Recorded data -
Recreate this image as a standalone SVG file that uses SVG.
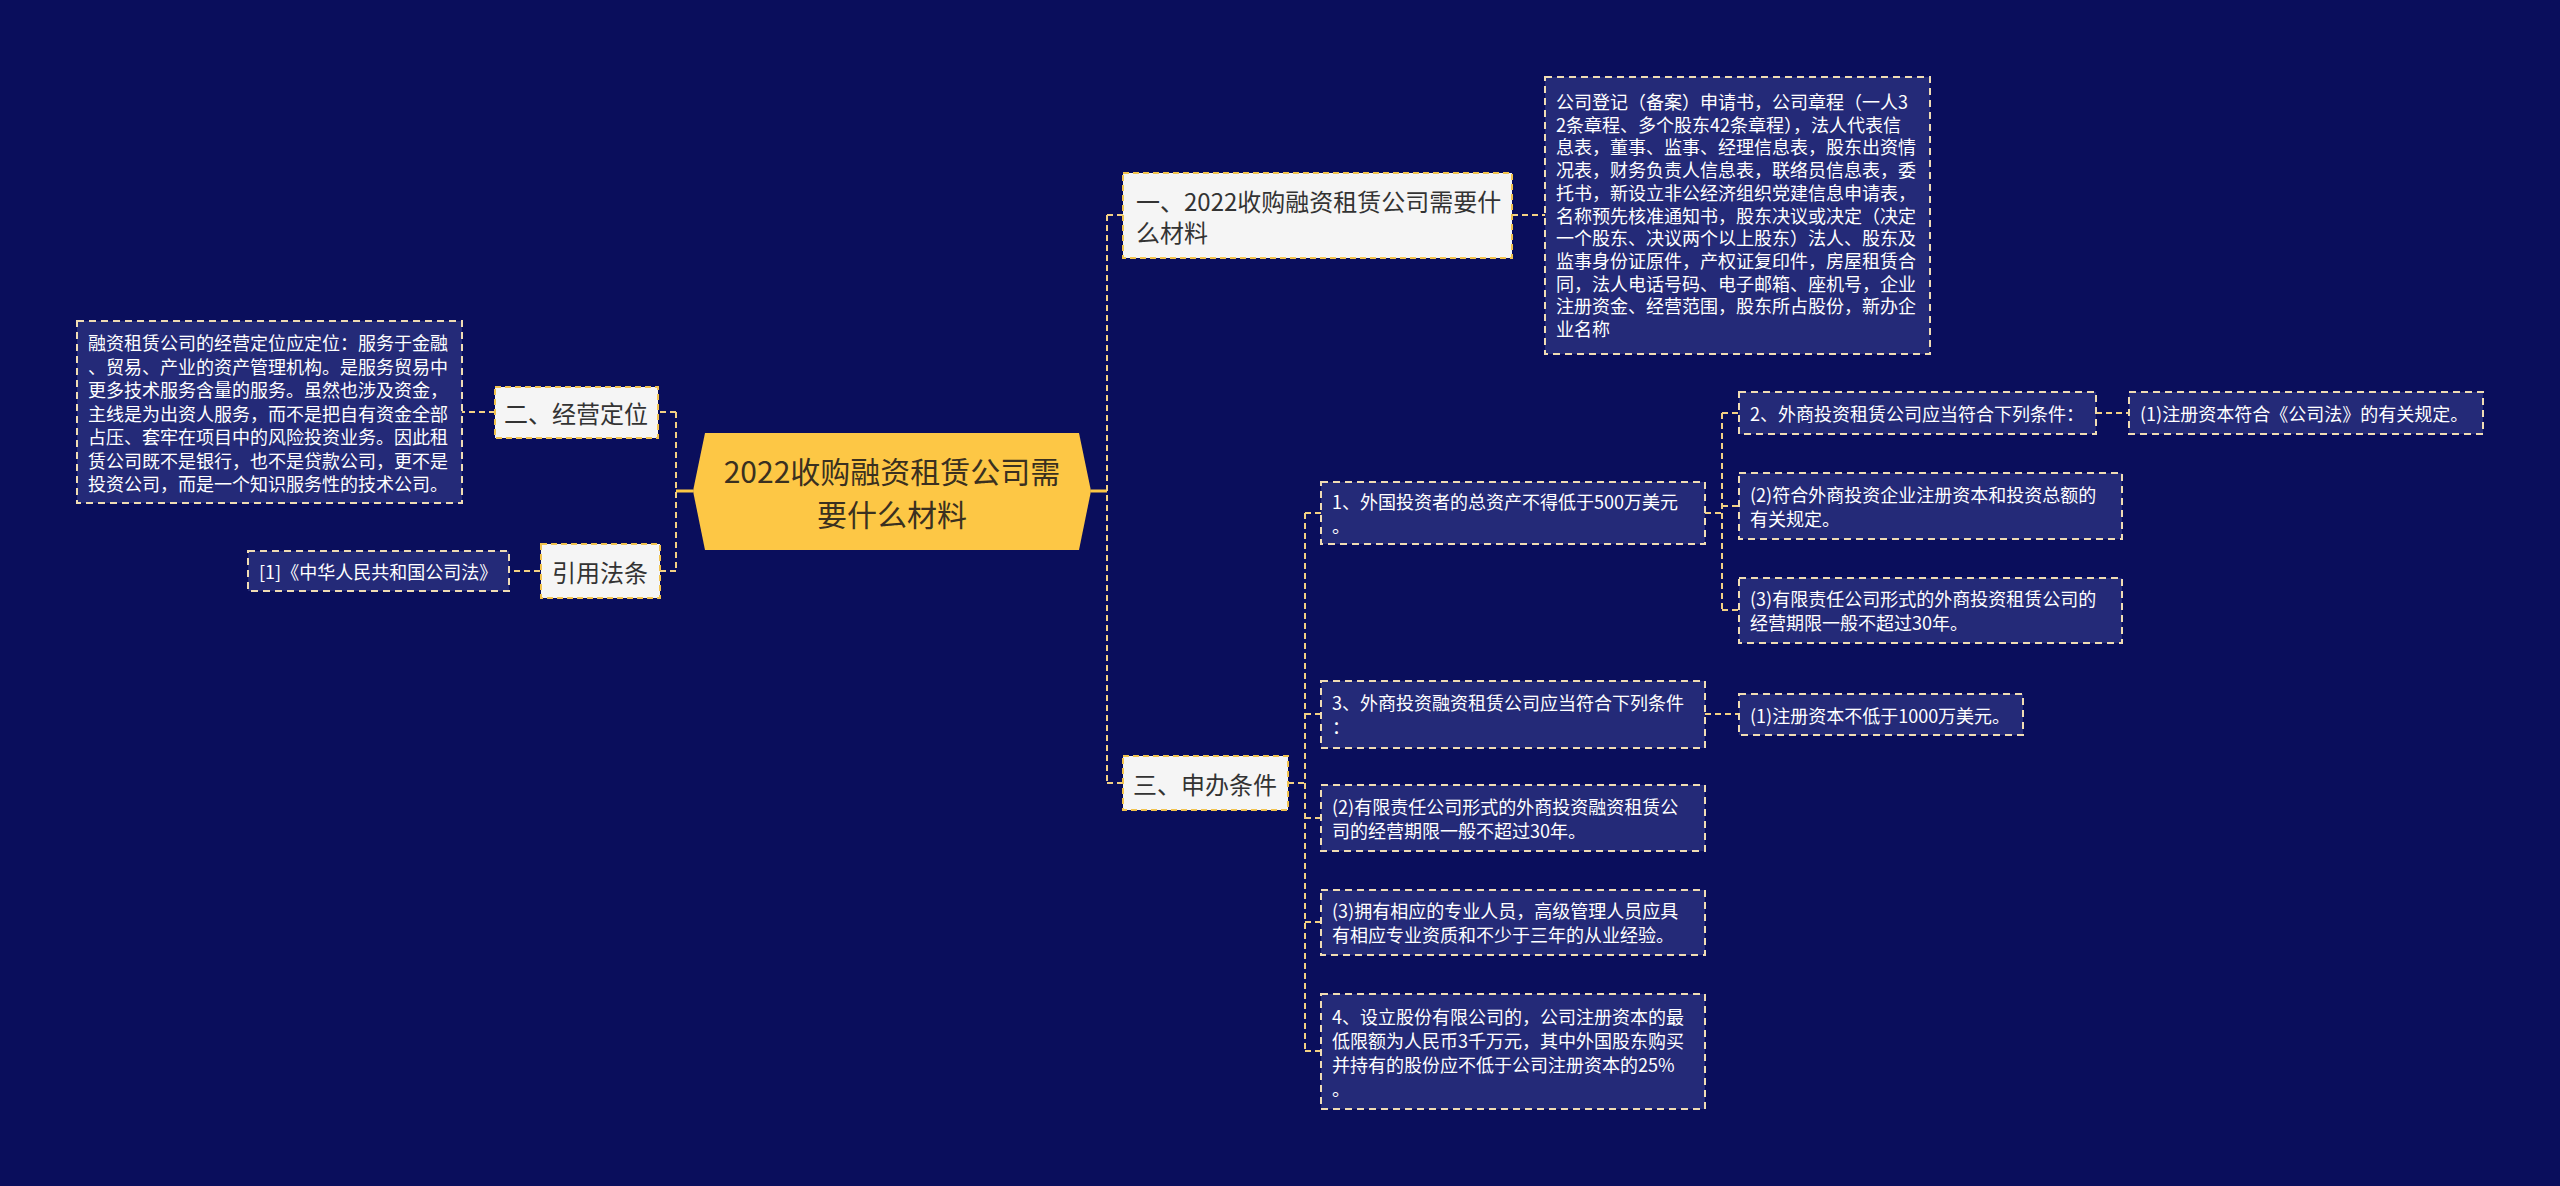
<svg xmlns="http://www.w3.org/2000/svg" width="2560" height="1186" viewBox="0 0 2560 1186">
<style>
text{font-family:"Noto Sans CJK SC","Liberation Sans",sans-serif;dominant-baseline:central}
.bg{fill:#0a0e5c}
.l1 rect{fill:#f5f5f5;stroke:#f2c34e;stroke-width:2;stroke-dasharray:6 4}
.l1 text{fill:#333333;font-size:24px}
.leaf rect{fill:#242a78;stroke:#f0dcb4;stroke-width:2;stroke-dasharray:7 5}
.leaf text{fill:#ffffff;font-size:18px}
.conn path{fill:none;stroke:#f2d084;stroke-width:2;stroke-dasharray:6 4}
.conn path.solid{stroke:#fcc745;stroke-width:3;stroke-dasharray:none}
.root polygon{fill:#fdc745}
.root text{fill:#3a3020;font-size:30px;text-anchor:middle}
</style>
<rect class="bg" x="0" y="0" width="2560" height="1186"/>
<g class="conn" id="connectors">
<path class="solid" d="M693 491H676"/>
<path d="M676 412V571"/>
<path d="M676 412H658"/>
<path d="M676 571H660"/>
<path d="M495 412H462"/>
<path d="M540 571H509"/>
<path class="solid" d="M1091 491H1107"/>
<path d="M1107 215V783"/>
<path d="M1107 215H1123"/>
<path d="M1107 783H1123"/>
<path d="M1512 215H1545"/>
<path d="M1288 783H1305"/>
<path d="M1305 513V1051"/>
<path d="M1305 513H1321M1305 714H1321M1305 818H1321M1305 922H1321M1305 1051H1321"/>
<path d="M1705 513H1722"/>
<path d="M1722 413V610"/>
<path d="M1722 413H1739M1722 506H1739M1722 610H1739"/>
<path d="M2096 413H2129"/>
<path d="M1705 714H1739"/>
</g>
<g class="root" id="root">
<polygon points="693,491 705,433 1079,433 1091,491 1079,550 705,550"/>
<text x="892" y="470">2022收购融资租赁公司需</text>
<text x="892" y="513">要什么材料</text>
</g>
<g class="l1" id="n-yi">
<rect x="1123" y="173" width="389" height="85"/>
<text x="1136" y="200">一、2022收购融资租赁公司需要什</text>
<text x="1136" y="231">么材料</text>
</g>
<g class="leaf" id="n-yi-detail">
<rect x="1545" y="77" width="385" height="277"/>
<text x="1556" y="101">公司登记（备案）申请书，公司章程（一人3</text>
<text x="1556" y="123.7">2条章程、多个股东42条章程），法人代表信</text>
<text x="1556" y="146.4">息表，董事、监事、经理信息表，股东出资情</text>
<text x="1556" y="169.1">况表，财务负责人信息表，联络员信息表，委</text>
<text x="1556" y="191.8">托书，新设立非公经济组织党建信息申请表，</text>
<text x="1556" y="214.5">名称预先核准通知书，股东决议或决定（决定</text>
<text x="1556" y="237.2">一个股东、决议两个以上股东）法人、股东及</text>
<text x="1556" y="259.9">监事身份证原件，产权证复印件，房屋租赁合</text>
<text x="1556" y="282.6">同，法人电话号码、电子邮箱、座机号，企业</text>
<text x="1556" y="305.3">注册资金、经营范围，股东所占股份，新办企</text>
<text x="1556" y="328">业名称</text>
</g>
<g class="l1" id="n-er">
<rect x="495" y="387" width="163" height="51"/>
<text x="576" y="412" text-anchor="middle">二、经营定位</text>
</g>
<g class="leaf" id="n-er-detail">
<rect x="77" y="321" width="385" height="182"/>
<text x="88" y="342">融资租赁公司的经营定位应定位：服务于金融</text>
<text x="88" y="365.5">、贸易、产业的资产管理机构。是服务贸易中</text>
<text x="88" y="389">更多技术服务含量的服务。虽然也涉及资金，</text>
<text x="88" y="412.5">主线是为出资人服务，而不是把自有资金全部</text>
<text x="88" y="436">占压、套牢在项目中的风险投资业务。因此租</text>
<text x="88" y="459.5">赁公司既不是银行，也不是贷款公司，更不是</text>
<text x="88" y="483">投资公司，而是一个知识服务性的技术公司。</text>
</g>
<g class="l1" id="n-law">
<rect x="541" y="544" width="119" height="54"/>
<text x="600" y="571" text-anchor="middle">引用法条</text>
</g>
<g class="leaf" id="n-law-1">
<rect x="248" y="551" width="261" height="40"/>
<text x="259" y="571">[1]《中华人民共和国公司法》</text>
</g>
<g class="l1" id="n-san">
<rect x="1123" y="756" width="165" height="54"/>
<text x="1205" y="783" text-anchor="middle">三、申办条件</text>
</g>
<g class="leaf" id="c1">
<rect x="1321" y="482" width="384" height="62"/>
<text x="1332" y="501">1、外国投资者的总资产不得低于500万美元</text>
<text x="1332" y="525">。</text>
</g>
<g class="leaf" id="c1-2">
<rect x="1739" y="392" width="357" height="42"/>
<text x="1750" y="413">2、外商投资租赁公司应当符合下列条件：</text>
</g>
<g class="leaf" id="c1-2-1">
<rect x="2129" y="392" width="354" height="42"/>
<text x="2140" y="413">(1)注册资本符合《公司法》的有关规定。</text>
</g>
<g class="leaf" id="c1-3">
<rect x="1739" y="473" width="383" height="66"/>
<text x="1750" y="494">(2)符合外商投资企业注册资本和投资总额的</text>
<text x="1750" y="518">有关规定。</text>
</g>
<g class="leaf" id="c1-4">
<rect x="1739" y="578" width="383" height="65"/>
<text x="1750" y="598">(3)有限责任公司形式的外商投资租赁公司的</text>
<text x="1750" y="622">经营期限一般不超过30年。</text>
</g>
<g class="leaf" id="c3">
<rect x="1321" y="681" width="384" height="67"/>
<text x="1332" y="702">3、外商投资融资租赁公司应当符合下列条件</text>
<text x="1332" y="726">：</text>
</g>
<g class="leaf" id="c3-1">
<rect x="1739" y="694" width="284" height="41"/>
<text x="1750" y="714.5">(1)注册资本不低于1000万美元。</text>
</g>
<g class="leaf" id="c4">
<rect x="1321" y="785" width="384" height="66"/>
<text x="1332" y="806">(2)有限责任公司形式的外商投资融资租赁公</text>
<text x="1332" y="830">司的经营期限一般不超过30年。</text>
</g>
<g class="leaf" id="c5">
<rect x="1321" y="890" width="384" height="65"/>
<text x="1332" y="910">(3)拥有相应的专业人员，高级管理人员应具</text>
<text x="1332" y="934">有相应专业资质和不少于三年的从业经验。</text>
</g>
<g class="leaf" id="c6">
<rect x="1321" y="994" width="384" height="115"/>
<text x="1332" y="1016">4、设立股份有限公司的，公司注册资本的最</text>
<text x="1332" y="1040">低限额为人民币3千万元，其中外国股东购买</text>
<text x="1332" y="1064">并持有的股份应不低于公司注册资本的25%</text>
<text x="1332" y="1088">。</text>
</g>
</svg>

Exercise brief - Copy out all of the material exactly as written, without its pictures.

Exercise result -
Recreate this image as a standalone SVG file that uses SVG.
<svg xmlns="http://www.w3.org/2000/svg" width="2560" height="1186" viewBox="0 0 2560 1186">
<style>
text{font-family:"Noto Sans CJK SC","Liberation Sans",sans-serif;dominant-baseline:central}
.bg{fill:#0a0e5c}
.l1 rect{fill:#f5f5f5;stroke:#f2c34e;stroke-width:2;stroke-dasharray:6 4}
.l1 text{fill:#333333;font-size:24px}
.leaf rect{fill:#242a78;stroke:#f0dcb4;stroke-width:2;stroke-dasharray:7 5}
.leaf text{fill:#ffffff;font-size:18px}
.conn path{fill:none;stroke:#f2d084;stroke-width:2;stroke-dasharray:6 4}
.conn path.solid{stroke:#fcc745;stroke-width:3;stroke-dasharray:none}
.root polygon{fill:#fdc745}
.root text{fill:#3a3020;font-size:30px;text-anchor:middle}
</style>
<rect class="bg" x="0" y="0" width="2560" height="1186"/>
<g class="conn" id="connectors">
<path class="solid" d="M693 491H676"/>
<path d="M676 412V571"/>
<path d="M676 412H658"/>
<path d="M676 571H660"/>
<path d="M495 412H462"/>
<path d="M540 571H509"/>
<path class="solid" d="M1091 491H1107"/>
<path d="M1107 215V783"/>
<path d="M1107 215H1123"/>
<path d="M1107 783H1123"/>
<path d="M1512 215H1545"/>
<path d="M1288 783H1305"/>
<path d="M1305 513V1051"/>
<path d="M1305 513H1321M1305 714H1321M1305 818H1321M1305 922H1321M1305 1051H1321"/>
<path d="M1705 513H1722"/>
<path d="M1722 413V610"/>
<path d="M1722 413H1739M1722 506H1739M1722 610H1739"/>
<path d="M2096 413H2129"/>
<path d="M1705 714H1739"/>
</g>
<g class="root" id="root">
<polygon points="693,491 705,433 1079,433 1091,491 1079,550 705,550"/>
<text x="892" y="470">2022收购融资租赁公司需</text>
<text x="892" y="513">要什么材料</text>
</g>
<g class="l1" id="n-yi">
<rect x="1123" y="173" width="389" height="85"/>
<text x="1136" y="200">一、2022收购融资租赁公司需要什</text>
<text x="1136" y="231">么材料</text>
</g>
<g class="leaf" id="n-yi-detail">
<rect x="1545" y="77" width="385" height="277"/>
<text x="1556" y="101">公司登记（备案）申请书，公司章程（一人3</text>
<text x="1556" y="123.7">2条章程、多个股东42条章程），法人代表信</text>
<text x="1556" y="146.4">息表，董事、监事、经理信息表，股东出资情</text>
<text x="1556" y="169.1">况表，财务负责人信息表，联络员信息表，委</text>
<text x="1556" y="191.8">托书，新设立非公经济组织党建信息申请表，</text>
<text x="1556" y="214.5">名称预先核准通知书，股东决议或决定（决定</text>
<text x="1556" y="237.2">一个股东、决议两个以上股东）法人、股东及</text>
<text x="1556" y="259.9">监事身份证原件，产权证复印件，房屋租赁合</text>
<text x="1556" y="282.6">同，法人电话号码、电子邮箱、座机号，企业</text>
<text x="1556" y="305.3">注册资金、经营范围，股东所占股份，新办企</text>
<text x="1556" y="328">业名称</text>
</g>
<g class="l1" id="n-er">
<rect x="495" y="387" width="163" height="51"/>
<text x="576" y="412" text-anchor="middle">二、经营定位</text>
</g>
<g class="leaf" id="n-er-detail">
<rect x="77" y="321" width="385" height="182"/>
<text x="88" y="342">融资租赁公司的经营定位应定位：服务于金融</text>
<text x="88" y="365.5">、贸易、产业的资产管理机构。是服务贸易中</text>
<text x="88" y="389">更多技术服务含量的服务。虽然也涉及资金，</text>
<text x="88" y="412.5">主线是为出资人服务，而不是把自有资金全部</text>
<text x="88" y="436">占压、套牢在项目中的风险投资业务。因此租</text>
<text x="88" y="459.5">赁公司既不是银行，也不是贷款公司，更不是</text>
<text x="88" y="483">投资公司，而是一个知识服务性的技术公司。</text>
</g>
<g class="l1" id="n-law">
<rect x="541" y="544" width="119" height="54"/>
<text x="600" y="571" text-anchor="middle">引用法条</text>
</g>
<g class="leaf" id="n-law-1">
<rect x="248" y="551" width="261" height="40"/>
<text x="259" y="571">[1]《中华人民共和国公司法》</text>
</g>
<g class="l1" id="n-san">
<rect x="1123" y="756" width="165" height="54"/>
<text x="1205" y="783" text-anchor="middle">三、申办条件</text>
</g>
<g class="leaf" id="c1">
<rect x="1321" y="482" width="384" height="62"/>
<text x="1332" y="501">1、外国投资者的总资产不得低于500万美元</text>
<text x="1332" y="525">。</text>
</g>
<g class="leaf" id="c1-2">
<rect x="1739" y="392" width="357" height="42"/>
<text x="1750" y="413">2、外商投资租赁公司应当符合下列条件：</text>
</g>
<g class="leaf" id="c1-2-1">
<rect x="2129" y="392" width="354" height="42"/>
<text x="2140" y="413">(1)注册资本符合《公司法》的有关规定。</text>
</g>
<g class="leaf" id="c1-3">
<rect x="1739" y="473" width="383" height="66"/>
<text x="1750" y="494">(2)符合外商投资企业注册资本和投资总额的</text>
<text x="1750" y="518">有关规定。</text>
</g>
<g class="leaf" id="c1-4">
<rect x="1739" y="578" width="383" height="65"/>
<text x="1750" y="598">(3)有限责任公司形式的外商投资租赁公司的</text>
<text x="1750" y="622">经营期限一般不超过30年。</text>
</g>
<g class="leaf" id="c3">
<rect x="1321" y="681" width="384" height="67"/>
<text x="1332" y="702">3、外商投资融资租赁公司应当符合下列条件</text>
<text x="1332" y="726">：</text>
</g>
<g class="leaf" id="c3-1">
<rect x="1739" y="694" width="284" height="41"/>
<text x="1750" y="714.5">(1)注册资本不低于1000万美元。</text>
</g>
<g class="leaf" id="c4">
<rect x="1321" y="785" width="384" height="66"/>
<text x="1332" y="806">(2)有限责任公司形式的外商投资融资租赁公</text>
<text x="1332" y="830">司的经营期限一般不超过30年。</text>
</g>
<g class="leaf" id="c5">
<rect x="1321" y="890" width="384" height="65"/>
<text x="1332" y="910">(3)拥有相应的专业人员，高级管理人员应具</text>
<text x="1332" y="934">有相应专业资质和不少于三年的从业经验。</text>
</g>
<g class="leaf" id="c6">
<rect x="1321" y="994" width="384" height="115"/>
<text x="1332" y="1016">4、设立股份有限公司的，公司注册资本的最</text>
<text x="1332" y="1040">低限额为人民币3千万元，其中外国股东购买</text>
<text x="1332" y="1064">并持有的股份应不低于公司注册资本的25%</text>
<text x="1332" y="1088">。</text>
</g>
</svg>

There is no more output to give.